Bishop McManus, as a Christian hierarch, was seated to the left of the altar on an equal basis to Bishop Methodios, who was seated to the right.

Bishop McManus, who was applauded by the congregation, told them he was present in St. Peter’s Basilica two years ago when the late Pope John Paul II turned over to Ecumenical Patriarch Bartholomew relics of these saints. He noted that Pope John Paul II had a “great passion” to see unity of Catholics and Eastern Orthodox Christians.

The relics were taken from the Orthodox Christians by Western Christian Crusaders and eventually were taken to St. Peter’s in Rome, where they remained for hundreds of years.
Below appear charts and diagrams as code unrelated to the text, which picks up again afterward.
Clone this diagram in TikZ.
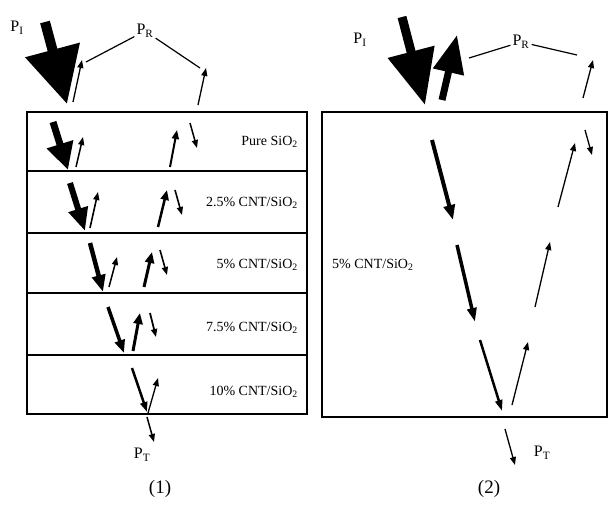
\documentclass[tikz,border=0pt]{standalone}
\usepackage{fontspec}
\setmainfont{Liberation Serif}
\usetikzlibrary{arrows.meta}

\begin{document}
\begin{tikzpicture}[x=1pt,y=-1pt,
  frame/.style={line width=2.8pt},
  lbl/.style={inner sep=2pt,font=\fontsize{16}{16}\selectfont},
  layer/.style={anchor=east,inner sep=0pt,font=\fontsize{14}{14}\selectfont},
  figno/.style={inner sep=0pt,font=\fontsize{19}{19}\selectfont},
  ray/.style n args={3}{line width=#1,-{Triangle[length=#2,width=#3]}},
  fineray/.style={ray={1.3pt}{8pt}{6pt}},
  guide/.style={line width=1.2pt}]
\useasboundingbox (0,0) rectangle (609,504);
% panel (1): stack of layers
\draw[frame] (27,112) rectangle (307,414);
\foreach \y in {171,233,293,355} \draw[frame] (27,\y) -- (307,\y);
\foreach \y/\t [count=\i] in {142/{Pure SiO\textsubscript{2}},203/{2.5\% CNT/SiO\textsubscript{2}},265/{5\% CNT/SiO\textsubscript{2}},328/{7.5\% CNT/SiO\textsubscript{2}},392/{10\% CNT/SiO\textsubscript{2}}}
  \node[layer] (lay\i) at (298,\y) {\t};
\node[lbl] (pil) at (17,28) {P\textsubscript{I}};
\node[lbl] (prl) at (145,31) {P\textsubscript{R}};
\node[lbl] (ptl) at (142,455) {P\textsubscript{T}};
\node[figno] (no1) at (160,489) {(1)};
\coordinate (rl1) at (86,62); \coordinate (rl2) at (200,68);
\draw[guide] (prl) -- (rl1); \draw[guide] (prl) -- (rl2);
% incident / reflected above
\draw[ray={10pt}{56pt}{54pt}] (45,22) -- (67,104);
\draw[fineray] (73,102) -- (82,60);
\draw[fineray] (198,105) -- (206,68);
% layer 1
\draw[ray={7pt}{27pt}{26pt}] (53,122) -- (68,170);
\draw[ray={1.5pt}{8pt}{6pt}] (76,167) -- (83,137);
\draw[ray={2pt}{9pt}{7pt}] (170,167) -- (177,130);
\draw[ray={1.5pt}{8pt}{6pt}] (190,123) -- (197,148);
% layer 2
\draw[ray={6pt}{23pt}{19pt}] (70,183) -- (85,231);
\draw[ray={1.6pt}{8pt}{6pt}] (90,228) -- (98,192);
\draw[ray={2.5pt}{10pt}{8pt}] (158,227) -- (167,190);
\draw[ray={1.6pt}{8pt}{6pt}] (175,190) -- (182,215);
% layer 3
\draw[ray={4.5pt}{17pt}{13pt}] (90,243) -- (103,292);
\draw[ray={1.5pt}{8pt}{6pt}] (109,287) -- (117,257);
\draw[ray={3pt}{11pt}{9pt}] (144,287) -- (152,252);
\draw[ray={1.6pt}{8pt}{6pt}] (160,250) -- (167,275);
% layer 4
\draw[ray={3.5pt}{13pt}{10pt}] (108,307) -- (124,353);
\draw[ray={3pt}{11pt}{9pt}] (133,351) -- (140,313);
\draw[ray={1.8pt}{8pt}{6pt}] (150,313) -- (156,337);
% layer 5 and transmitted
\draw[ray={2.5pt}{10pt}{7pt}] (132,368) -- (147,412);
\draw[fineray] (148,413) -- (158,378);
\draw[ray={1.5pt}{8pt}{6pt}] (147,417) -- (154,442);
% panel (2): single layer
\draw[frame] (322,112) rectangle (607,417);
\node[layer,anchor=west] (layR) at (332,265) {5\% CNT/SiO\textsubscript{2}};
\node[lbl] (pir) at (360,40) {P\textsubscript{I}};
\node[lbl] (prr) at (521,42) {P\textsubscript{R}};
\node[lbl] (ptr) at (542,453) {P\textsubscript{T}};
\node[figno] (no2) at (489,489) {(2)};
\coordinate (rr1) at (469,58); \coordinate (rr2) at (577,55);
\draw[guide] (prr) -- (rr1); \draw[guide] (prr) -- (rr2);
\draw[ray={9pt}{55pt}{46pt}] (402,17) -- (425,105);
\draw[ray={7pt}{38pt}{30pt}] (442,100) -- (457,35);
\draw[fineray] (583,98) -- (593,60);
\draw[ray={4pt}{15pt}{11pt}] (432,140) -- (453,220);
\draw[ray={3.5pt}{14pt}{9pt}] (457,245) -- (475,322);
\draw[ray={2.5pt}{11pt}{7pt}] (480,340) -- (502,411);
\draw[fineray] (512,405) -- (528,342);
\draw[fineray] (535,307) -- (550,242);
\draw[fineray] (558,207) -- (575,143);
\draw[fineray] (585,130) -- (592,155);
\draw[fineray] (505,429) -- (515,465);
\end{tikzpicture}
\end{document}
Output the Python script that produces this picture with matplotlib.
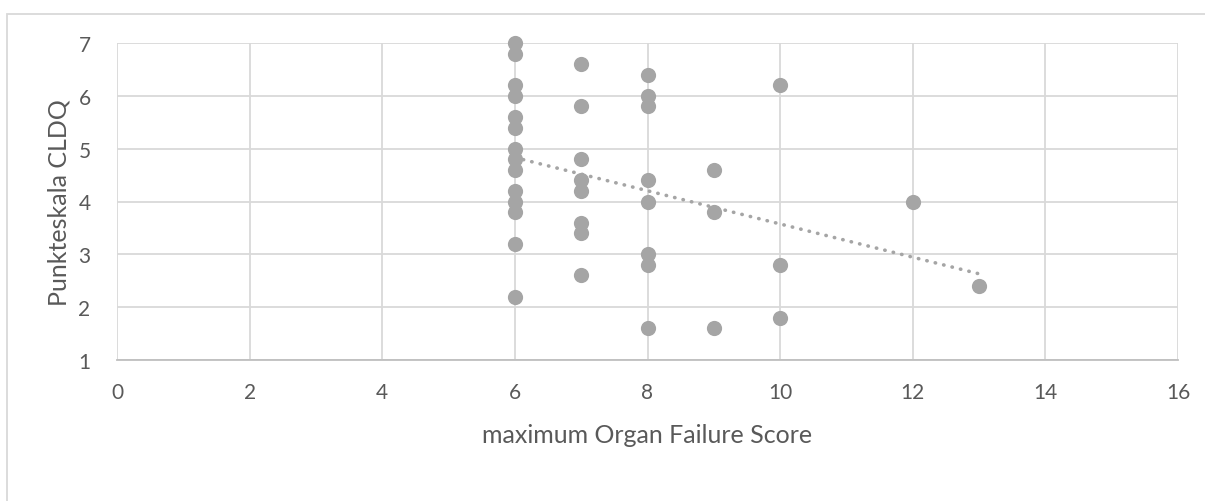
import matplotlib.pyplot as plt
import numpy as np
from matplotlib.patches import Rectangle

# maximum Organ Failure Score vs. Punkteskala CLDQ
mofs = [6] * 14 + [7] * 8 + [8] * 8 + [9] * 3 + [10] * 3 + [12, 13]
cldq = [7.0, 6.8, 6.2, 6.0, 5.6, 5.4, 5.0, 4.8, 4.6, 4.2, 4.0, 3.8, 3.2, 2.2,
        6.6, 5.8, 4.8, 4.4, 4.2, 3.6, 3.4, 2.6,
        6.4, 6.0, 5.8, 4.4, 4.0, 3.0, 2.8, 1.6,
        4.6, 3.8, 1.6,
        6.2, 2.8, 1.8,
        4.0, 2.4]

x_ticks = np.arange(0, 17, 2)
y_ticks = np.arange(1, 8, 1)

plt.rcParams['font.family'] = ['Lato', 'DejaVu Sans']
txt = '#595959'
grid = '#D9D9D9'
punkt = '#A5A5A5'

fig = plt.figure(figsize=(12.05, 5.02), dpi=100)
ax = fig.add_axes([117 / 1205, 1 - 361 / 502, (1178 - 117) / 1205, (361 - 44) / 502])

# Rahmen um das Diagramm
fig.patches.append(Rectangle((7 / 1205, -0.1), 1.2, 1 - 15 / 502 + 0.1,
                             transform=fig.transFigure, fill=False,
                             edgecolor='#D9D9D9', linewidth=1.3))

ax.scatter(mofs, cldq, s=120, color=punkt, zorder=3, linewidths=0, clip_on=False)

# lineare Trendlinie
x = np.array(mofs, dtype=float)
y = np.array(cldq)
k, d = np.polyfit(x, y, 1)
xt = np.array([x.min(), x.max()])
ax.plot(xt, k * xt + d, color=punkt, linestyle=(0, (0.1, 2.3)), linewidth=2.6,
        dash_capstyle='round', zorder=2)

ax.set_xlim(0, 16)
ax.set_ylim(1, 7)
ax.set_xticks(x_ticks)
ax.set_yticks(y_ticks)
ax.grid(True, color=grid, linewidth=1.3)
ax.set_axisbelow(True)
for s in ['top', 'right', 'left']:
    ax.spines[s].set_visible(False)
ax.spines['bottom'].set_color('#BFBFBF')
ax.spines['bottom'].set_linewidth(1.3)
ax.tick_params(length=0, labelsize=15, colors=txt)
ax.tick_params(axis='x', pad=16)
ax.tick_params(axis='y', pad=19)

ax.set_xlabel('maximum Organ Failure Score', fontsize=18, color=txt, labelpad=15)
ax.set_ylabel('Punkteskala CLDQ', fontsize=18, color=txt, labelpad=6)

plt.savefig('out.png', dpi=100)
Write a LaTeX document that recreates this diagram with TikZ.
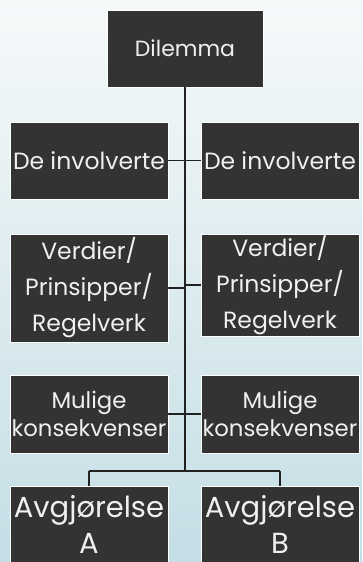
\documentclass[tikz,border=0pt]{standalone}
\usepackage{fontspec}
\setmainfont{Poppins}
\definecolor{boxfill}{HTML}{333333}
\definecolor{linecol}{HTML}{222222}
\definecolor{bgtop}{HTML}{F6F9FA}
\definecolor{bgbot}{HTML}{C4DEE5}
\begin{document}
\begin{tikzpicture}[x=1pt,y=-1pt,
  box/.style={draw=white,line width=0.8pt,fill=boxfill,text=white!94!black,
    rectangle,inner sep=0pt,align=center,font=\fontsize{23.5}{36}\selectfont},
  conn/.style={draw=linecol,line width=1.4pt}]
\clip (0,0) rectangle (362,562);
\shade[top color=bgtop,bottom color=bgbot] (0,0) rectangle (362,562);
\useasboundingbox (0,0) rectangle (362,562);
\node[box,minimum width=156pt,minimum height=77pt,font=\fontsize{22}{36}\selectfont] (dil) at (185,48.5) {Dilemma};
\node[box,minimum width=158pt,minimum height=77pt] (inv1) at (89,160.5) {De involverte};
\node[box,minimum width=158pt,minimum height=77pt] (inv2) at (280,160.5) {De involverte};
\node[box,minimum width=158pt,minimum height=108pt] (ver1) at (89,288) {Verdier/\\Prinsipper/\\Regelverk};
\node[box,minimum width=158pt,minimum height=102pt] (ver2) at (280,285) {Verdier/\\Prinsipper/\\Regelverk};
\node[box,minimum width=158pt,minimum height=78pt,font=\fontsize{22.8}{36}\selectfont] (mul1) at (89,414) {Mulige\\[-8pt]konsekvenser};
\node[box,minimum width=158pt,minimum height=78pt,font=\fontsize{22.8}{36}\selectfont] (mul2) at (280,414) {Mulige\\[-8pt]konsekvenser};
\node[box,minimum width=158pt,minimum height=76pt,font=\fontsize{29}{36}\selectfont] (avA) at (89,524) {Avgjørelse\\A};
\node[box,minimum width=158pt,minimum height=76pt,font=\fontsize{29}{36}\selectfont] (avB) at (280,524) {Avgjørelse\\B};
\coordinate (t2l) at (185,288);
\coordinate (t2r) at (185,285);
\coordinate (tb) at (185,471);
\coordinate (bl) at (89,471);
\coordinate (br) at (280,471);
\draw[conn] (dil.south) -- (tb);
\draw[conn] (inv1.east) -- (inv2.west);
\draw[conn] (ver1.east) -- (t2l);
\draw[conn] (ver2.west) -- (t2r);
\draw[conn] (mul1.east) -- (mul2.west);
\draw[conn] (bl) -- (br);
\draw[conn] (bl) -- (avA.north);
\draw[conn] (br) -- (avB.north);
\end{tikzpicture}
\end{document}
Return of the relics was considered by both Catholics and Orthodox Christians to be a major step on the road to better dialogue and understanding.

The Catholic Church, which is centered in Rome and drew its Christians from Western Europe, and the Eastern churches, which eventually was centered at Constantinople (now Istanbul, Turkey), were once one church, but through a series of differences split in 1054 in what is known as The Great Schism.

Pope Paul IV and Ecumenical Patriarch Athenagoras made the first attempts at reconciliation in 1964. The process was spurred on a year later when predecessors of Bishops McManus and Methodios held the first Catholic and Orthodox dialogue in the United States. Rev. Paleologos said that Catholic Bishop Bernard J. Flanagan and Archbishop Iakovos held the meetings in St. Spyridon.

Yesterday’s gospel was the story of Zacchaios, a tax collector in Jericho, who climbed a sycamore tree in order to see Jesus as he passed through town. Zacchaios, who as a collector of money for the Romans, would have been despised and vilified by the people in Jericho, but he was willing to repent of his sins, told Jesus he would make restitution to all he had harmed.

Bishop Methodios said with Great Lent coming soon it is time for all people to repent and do what they must do to ensure their salvation. He said that perhaps yesterday’s liturgy — attended by Bishop McManus and Catholics of the Worcester diocese — might be their attempt to “climb the sycamore tree” to repent past differences and overcome the past.

Rev. Paleologos asked Bishop McManus to pray for their bishop and church just as the Orthodox will be praying for them.